1. Given a matrix $M$, the element in the $i$-th row and $j$-th column is denoted $M^i_j$. In particular, a superscript labels the row and a subscript labels the column.
2. Given a vector space $V$, a basis of $V$ is labeled using subscripts, $(e_1, \dots, e_n)$. It therefore can be written formally as a row matrix $$ E = \begin{bmatrix} e_1 & \cdots & e_n \end{bmatrix} $$
3. Any vector $v \in V$ can be written with respect to the basis as $$ v = e_ja^j, $$ where the coefficients $a_1, \dots, a_n$ are scalars and labeled using subscripts. Therefore, they form a column matrix $$ A = \begin{bmatrix} a^1 \\ \vdots \\ a^n \end{bmatrix}. $$
4. Therefore, if $v = e_ja^j$, then it can be written in terms of matrix multiplication as $$ v = EA. $$
5. Now let $V = \mathbb{R}^n$ and $L: \mathbb{R}^n \rightarrow \mathbb{R}^n$ be a linear map.
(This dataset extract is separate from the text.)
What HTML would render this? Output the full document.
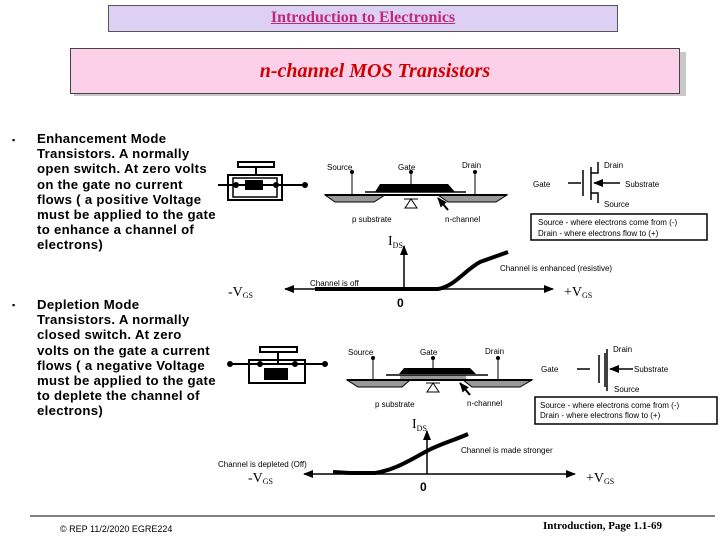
<!DOCTYPE html><html><head><style>
body{margin:0;width:720px;height:540px;background:#fff;position:relative;overflow:hidden;font-family:"Liberation Sans",sans-serif}
.t{position:absolute;color:#000}
</style></head><body>
<div style="position:absolute;left:108px;top:5px;width:508px;height:25px;background:#ddd0f4;border:1px solid #555;"></div>
<div class="t" style="left:108px;top:9px;width:510px;text-align:center;font-family:'Liberation Serif',serif;font-weight:bold;font-size:16px;color:#c0287a;text-decoration:underline">Introduction to Electronics</div>
<div style="position:absolute;left:74px;top:52px;width:612px;height:44px;background:#c8c8c8"></div>
<div style="position:absolute;left:70px;top:48px;width:608px;height:44px;background:#fbd0e8;border:1px solid #444"></div>
<div class="t" style="left:70px;top:60px;width:610px;text-align:center;font-family:'Liberation Serif',serif;font-weight:bold;font-style:italic;font-size:20px;color:#d00000">n-channel MOS Transistors</div>
<div class="t" style="left:12px;top:135px;font-size:9px">▪</div>
<div class="t" style="left:37px;top:131px;font-size:13.2px;line-height:15.2px;white-space:nowrap;font-weight:bold;letter-spacing:0.3px">Enhancement Mode<br>Transistors. A normally<br>open switch. At zero volts<br>on the gate no current<br>flows ( a positive Voltage<br>must be applied to the gate<br>to enhance a channel of<br>electrons)</div>
<div class="t" style="left:12px;top:300px;font-size:9px">▪</div>
<div class="t" style="left:37px;top:297px;font-size:13.2px;line-height:15.2px;white-space:nowrap;font-weight:bold;letter-spacing:0.3px">Depletion Mode<br>Transistors. A normally<br>closed switch. At zero<br>volts on the gate a current<br>flows ( a negative Voltage<br>must be applied to the gate<br>to deplete the channel of<br>electrons)</div>
<svg width="720" height="540" style="position:absolute;left:0;top:0" font-family="Liberation Sans,sans-serif" font-size="8">
<defs><marker id="a" markerUnits="userSpaceOnUse" markerWidth="10" markerHeight="8" refX="9" refY="4" orient="auto"><path d="M0,0L10,4L0,8z"/></marker></defs>
<rect x="238" y="162" width="36" height="5" fill="none" stroke="#000" stroke-width="2"/>
<line x1="256" y1="167" x2="256" y2="176" stroke="#000" stroke-width="2"/>
<rect x="228" y="175" width="54" height="25" fill="none" stroke="#000" stroke-width="2"/>
<rect x="233" y="178" width="44" height="19" fill="none" stroke="#000" stroke-width="1.5"/>
<line x1="218" y1="185" x2="305" y2="185" stroke="#000" stroke-width="2"/>
<circle cx="236" cy="185" r="3"/><circle cx="276" cy="185" r="3"/><circle cx="305" cy="185" r="3"/>
<rect x="245" y="180" width="18" height="10" fill="#000"/>
<path d="M325,195L507,195L496,202L448,202L438,195L385,195L374,202L335,202z" fill="#999" stroke="#000"/>
<line x1="325" y1="195" x2="507" y2="195" stroke="#000" stroke-width="2"/>
<path d="M375,192L380,184L448,184L455,192z" fill="#000"/>
<line x1="365" y1="192" x2="466" y2="192" stroke="#000" stroke-width="1.5"/>
<g stroke="#000"><line x1="352" y1="172" x2="352" y2="195"/><line x1="411" y1="172" x2="411" y2="184"/><line x1="475" y1="172" x2="475" y2="195"/></g>
<circle cx="352" cy="172" r="2"/><circle cx="411" cy="172" r="2"/><circle cx="475" cy="172" r="2"/>
<path d="M405,208L417,208L411,199z" fill="#fff" stroke="#000"/><line x1="404" y1="199" x2="418" y2="199" stroke="#000"/>
<line x1="448" y1="210" x2="438" y2="198" stroke="#000" stroke-width="2" marker-end="url(#a)"/>
<text x="327" y="170">Source</text><text x="398" y="170">Gate</text><text x="462" y="168">Drain</text>
<text x="352" y="222">p substrate</text><text x="445" y="222">n-channel</text>
<g stroke="#000" stroke-width="1.5" fill="none">
<line x1="568" y1="183" x2="581" y2="183"/><line x1="583" y1="170" x2="583" y2="196"/>
<line x1="591" y1="167" x2="591" y2="200"/><path d="M591,173L598,173L598,162"/><path d="M591,193L598,193L598,203"/>
<line x1="620" y1="183" x2="594" y2="183" marker-end="url(#a)"/></g>
<text x="604" y="168">Drain</text><text x="533" y="187">Gate</text><text x="625" y="187">Substrate</text><text x="604" y="207">Source</text>
<rect x="531" y="214" width="176" height="26" fill="#fff" stroke="#000" stroke-width="1.5"/>
<text x="538" y="225">Source - where electrons come from (-)</text><text x="538" y="236">Drain - where electrons flow to (+)</text>
<g stroke="#000" stroke-width="1.5"><line x1="404" y1="289" x2="285" y2="289" marker-end="url(#a)"/><line x1="404" y1="289" x2="553" y2="289" marker-end="url(#a)"/><line x1="404" y1="289" x2="404" y2="246" marker-end="url(#a)"/></g>
<path d="M315,289L438,289C455,286 465,270 480,262L508,252" fill="none" stroke="#000" stroke-width="4"/>
<text x="310" y="286">Channel is off</text><text x="500" y="271">Channel is enhanced (resistive)</text>
<text x="388" y="245" font-family="Liberation Serif,serif" font-size="14">I<tspan font-size="8" dy="3">DS</tspan></text>
<text x="228" y="296" font-family="Liberation Serif,serif" font-size="14">-V<tspan font-size="8" dy="2">GS</tspan></text>
<text x="564" y="296" font-family="Liberation Serif,serif" font-size="14">+V<tspan font-size="8" dy="2">GS</tspan></text>
<text x="397" y="307" font-size="12" font-weight="bold">0</text>
<rect x="260" y="347" width="37" height="5" fill="none" stroke="#000" stroke-width="2"/>
<line x1="278" y1="352" x2="278" y2="364" stroke="#000" stroke-width="2"/>
<rect x="249" y="360" width="56" height="23" fill="none" stroke="#000" stroke-width="2"/>
<line x1="230" y1="364" x2="325" y2="364" stroke="#000" stroke-width="2"/>
<circle cx="230" cy="364" r="3"/><circle cx="260" cy="364" r="3"/><circle cx="295" cy="364" r="3"/><circle cx="325" cy="364" r="3"/>
<rect x="264" y="368" width="24" height="12" fill="#000"/>
<path d="M347,380L532,380L520,387L472,387L463,380L410,380L402,387L358,387z" fill="#999" stroke="#000"/>
<rect x="400" y="375" width="66" height="5" fill="#999"/>
<line x1="347" y1="380" x2="532" y2="380" stroke="#000" stroke-width="2"/>
<path d="M399,374L404,368L470,368L476,374z" fill="#000"/>
<line x1="386" y1="375" x2="488" y2="375" stroke="#000" stroke-width="1.5"/>
<g stroke="#000"><line x1="373" y1="358" x2="373" y2="380"/><line x1="433" y1="358" x2="433" y2="368"/><line x1="498" y1="358" x2="498" y2="380"/></g>
<circle cx="373" cy="358" r="2"/><circle cx="433" cy="358" r="2"/><circle cx="498" cy="358" r="2"/>
<path d="M427,392L439,392L433,383z" fill="#fff" stroke="#000"/><line x1="426" y1="383" x2="440" y2="383" stroke="#000"/>
<line x1="470" y1="395" x2="460" y2="383" stroke="#000" stroke-width="2" marker-end="url(#a)"/>
<text x="348" y="355">Source</text><text x="420" y="355">Gate</text><text x="485" y="354">Drain</text>
<text x="375" y="407">p substrate</text><text x="467" y="406">n-channel</text>
<g stroke="#000" stroke-width="1.5" fill="none">
<line x1="577" y1="369" x2="590" y2="369"/><line x1="599" y1="355" x2="599" y2="383"/>
<line x1="605" y1="353" x2="605" y2="387"/><line x1="607" y1="349" x2="607" y2="391"/>
<line x1="633" y1="369" x2="610" y2="369" marker-end="url(#a)"/></g>
<text x="613" y="352">Drain</text><text x="541" y="372">Gate</text><text x="634" y="372">Substrate</text><text x="614" y="392">Source</text>
<rect x="535" y="397" width="182" height="27" fill="#fff" stroke="#000" stroke-width="1.5"/>
<text x="540" y="408">Source - where electrons come from (-)</text><text x="540" y="418">Drain - where electrons flow to (+)</text>
<g stroke="#000" stroke-width="1.5"><line x1="427" y1="474" x2="304" y2="474" marker-end="url(#a)"/><line x1="427" y1="474" x2="575" y2="474" marker-end="url(#a)"/><line x1="427" y1="474" x2="427" y2="431" marker-end="url(#a)"/></g>
<path d="M333,472L350,473L375,473C395,470 410,460 427,451C440,444 455,440 468,434" fill="none" stroke="#000" stroke-width="4"/>
<text x="218" y="467">Channel is depleted (Off)</text><text x="461" y="453">Channel is made stronger</text>
<text x="412" y="428" font-family="Liberation Serif,serif" font-size="14">I<tspan font-size="8" dy="3">DS</tspan></text>
<text x="248" y="482" font-family="Liberation Serif,serif" font-size="14">-V<tspan font-size="8" dy="2">GS</tspan></text>
<text x="586" y="482" font-family="Liberation Serif,serif" font-size="14">+V<tspan font-size="8" dy="2">GS</tspan></text>
<text x="420" y="491" font-size="12" font-weight="bold">0</text>
<line x1="30" y1="516" x2="715" y2="516" stroke="#000"/>
<text x="60" y="532" font-size="9">© REP  11/2/2020  EGRE224</text>
<text x="543" y="529" font-family="Liberation Serif,serif" font-size="11" font-weight="bold">Introduction, Page 1.1-69</text>
</svg>
</body></html>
If $$ E = \begin{bmatrix} e_1 & \cdots & e_n \end{bmatrix} $$ is the standard basis, then for each $1 \le i \le n$, there exist coefficients $T_i^1, \cdots, T_i^n$ such that $$ L(e_i) = e_jT^j_i. $$ In matrix notation, this is written $$ \begin{bmatrix} L(e_1) & \cdots & L(e_n)\end{bmatrix} = ET. $$
6. Therefore, if $x = e_jx^j$, then $$ L(x) = L(e_jx^j) = L(e_j)x^j = e_iT^i_jx^j = ETX, $$
7. The partial differential operators, whose indices are lower, can be written as row matrices \begin{align*} \frac{\partial}{\partial x} = \begin{bmatrix} \frac{\partial}{\partial x^1} & \cdots & \frac{\partial}{\partial x^n} \end{bmatrix}\\ \frac{\partial}{\partial y} = \begin{bmatrix} \frac{\partial}{\partial y^1} & \cdots & \frac{\partial}{\partial y^n} \end{bmatrix}. \end{align*}
8. If $y = L(x)$, i.e., $y^i = T^i_jx^j$, then by the chain rule, $$ \frac{\partial}{\partial x^j} = \frac{\partial}{\partial y^i}\frac{\partial y^i}{\partial x^j} = \frac{\partial}{\partial y^i}T^i_j. $$ In matrix form, this can be written as $$ \frac{\partial}{\partial x} = \frac{\partial}{\partial y}T. $$ It turns out that the matrix of partial derivatives $$ \frac{\partial}{\partial x} = \begin{bmatrix} \frac{\partial}{\partial x^1} & \cdots & \frac{\partial}{\partial x^n} \end{bmatrix} $$ behaves, in formal calculations, just like the basis $$ E = \begin{bmatrix} e_1 & \cdots & e_n \end{bmatrix}. $$
9. By the way, the assumption that $T$ is an isomorphism is not needed for either @KennyWong's answer or my comment.

The reason I like my notation is that you do not have to worry about when to use $T$ or $T^t$ or $T^{-1}$. The notation, which is based only standard conventions used for matrices and matrix multiplication, guides you to the right formulas.